Amnesty International also welcomed the ruling as “a rare piece of good news” for the people of Yemen. “During four years of devastating war the Saudi Arabia-led coalition has killed thousands of civilians in Yemen, flattening homes, schools and hospitals in indiscriminate air strikes,” said the group’s director of strategic litigation, Lucy Claridge.

“This is the first time that a UK court has acknowledged the risks of continuing to lavish Saudi Arabia with military equipment for use in Yemen. We welcome this judgment as a major step towards preventing further bloodshed.”

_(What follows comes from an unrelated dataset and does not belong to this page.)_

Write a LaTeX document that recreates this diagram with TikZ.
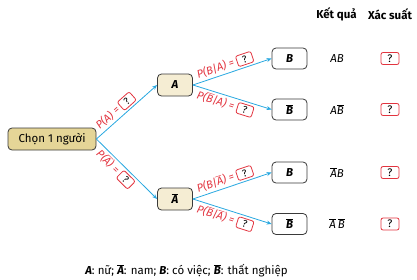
\documentclass[tikz,border=0pt]{standalone}
\usepackage{fontspec}
\setmainfont{Fira Sans}
\usepackage{xcolor}
\usepackage{tikz}
\usetikzlibrary{arrows.meta,positioning}

\definecolor{branchblue}{HTML}{29A8E0}
\definecolor{probred}{HTML}{E2343F}
\definecolor{rootfill}{HTML}{E5D597}
\definecolor{eventfill}{HTML}{F5EDD3}
\definecolor{boxline}{HTML}{3A3A3A}

\newcommand{\ovl}[1]{$\overline{\mbox{#1}}$}
\newcommand{\qmark}{\tikz[baseline=(q.base)]\node[qbox] (q) {?};}

\tikzset{
    qbox/.style={draw=probred, rounded corners=2pt, line width=0.8pt, inner sep=0pt,
        minimum width=16pt, minimum height=11pt, text=black, font=\fontsize{10}{11}\selectfont\upshape},
    eventbox/.style={draw=boxline, thick, rounded corners=4pt, minimum width=35pt,
        minimum height=21pt, inner sep=1pt, font=\fontsize{11.5}{13}\selectfont\bfseries\itshape},
    branch/.style={draw=branchblue, thick, -{Stealth[length=5pt,width=4pt]}},
    problabel/.style={text=probred, font=\fontsize{11}{12}\selectfont\itshape, inner sep=1pt}
}

\begin{document}
\begin{tikzpicture}[x=1pt, y=-1pt, every node/.append style={font=\fontsize{11.5}{13}\selectfont}]
\useasboundingbox (0,0) rectangle (417,279);
% Tree nodes
\node[eventbox, fill=rootfill, minimum width=88pt, minimum height=22pt, font=\fontsize{11.5}{13}\selectfont] (root) at (52,139) {Chọn 1 người};
\node[eventbox, fill=eventfill, minimum height=22pt] (a) at (175,85) {A};
\node[eventbox, fill=eventfill, minimum height=22pt] (abar) at (175,199) {\ovl{\bfseries\itshape A}};
\node[eventbox, fill=white] (ab) at (289.5,58.5) {B};
\node[eventbox, fill=white] (abbar) at (289.5,109.5) {\ovl{\bfseries\itshape B}};
\node[eventbox, fill=white] (abarb) at (289.5,172.5) {B};
\node[eventbox, fill=white] (abarbbar) at (289.5,224) {\ovl{\bfseries\itshape B}};

% Branches
\draw[branch] (root.east) -- node[problabel, above=1pt, pos=0.4, sloped] {P(A) = \qmark} (a.west);
\draw[branch] (root.east) -- node[problabel, below=1pt, pos=0.4, sloped] {P(\ovl{\itshape A}) = \qmark} (abar.west);
\draw[branch] (a.east) -- node[problabel, above=1pt, pos=0.44, sloped] {P(B|A) = \qmark} (ab.west);
\draw[branch] (a.east) -- node[problabel, below=1pt, pos=0.44, sloped] {P(\ovl{\itshape B}|A) = \qmark} (abbar.west);
\draw[branch] (abar.east) -- node[problabel, above=1pt, pos=0.44, sloped] {P(B|\ovl{\itshape A}) = \qmark} (abarb.west);
\draw[branch] (abar.east) -- node[problabel, below=1pt, pos=0.44, sloped] {P(\ovl{\itshape B}|\ovl{\itshape A}) = \qmark} (abarbbar.west);

% Result columns
\node[font=\fontsize{11.5}{13}\selectfont\bfseries] (hres) at (336.5,14) {Kết quả};
\node[font=\fontsize{11.5}{13}\selectfont\bfseries] (hprob) at (390,14) {Xác suất};
\node (r1) at (337,58.5) {\itshape AB};
\node (r2) at (337,109.5) {\itshape A\ovl{\itshape B}};
\node (r3) at (337,172.5) {\ovl{\itshape A}\itshape B};
\node (r4) at (337,224) {\ovl{\itshape A}\,\ovl{\itshape B}};
\foreach \y/\n in {58.5/1, 109.5/2, 172.5/3, 224/4}
    \node[qbox, minimum width=18pt, minimum height=12pt, font=\fontsize{11}{12}\selectfont] (q\n) at (390,\y) {?};

% Legend
\node (legend) at (186.5,271) {\textbf{\textit{A}}: nữ; \ovl{\bfseries\itshape A}: nam; \textbf{\textit{B}}: có việc; \ovl{\bfseries\itshape B}: thất nghiệp};
\end{tikzpicture}
\end{document}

The weapon categories included for UK arms exports since the bombing of Yemen began include approximately £2.7 billion worth of ML10 licences for aircraft, helicopters and drones. There was also £1.9 billion worth of ML4  licences for grenades, bombs, missiles and countermeasures.

There have also been a number of open issue export licences approved to Saudi Arabia. According to CAAT, these include many of the bombs and missiles used in the war.

“There is no way of knowing how many bombs have been exported or the value of these exports as they are not published, but it does mean that the real total is likely to be significantly higher,” CAAT added.

Ross Greer MSP, external affairs spokesperson for the Scottish Greens said: “This is a stinging defeat for the UK government and their obsession with arming the brutal Saudi regime. When fragments of a British-made bomb were recovered from the wreckage of a Yemeni school bus, which had been carrying forty two children, the Tories shrugged their shoulders and the arms sales to Saudi Arabia continued.

“A British court may have called a halt to this obscenity but it doesn’t wash the blood off the UK government’s hands.”

A spokesperson for the Department for International Trade said that ministers would seek leave to appeal. “This judgment is not about whether the decisions themselves were right or wrong, but whether the process in reaching those decisions was correct,” the spokesperson added.

This story was updated at 12.42 and 13.51 on 20 June 2019 to add comments from the Scottish Greens and the Department for International Trade, as well as a link to the Court of Appeal’s ruling. It was updated again at 17.01 to add comments by Liam Fox.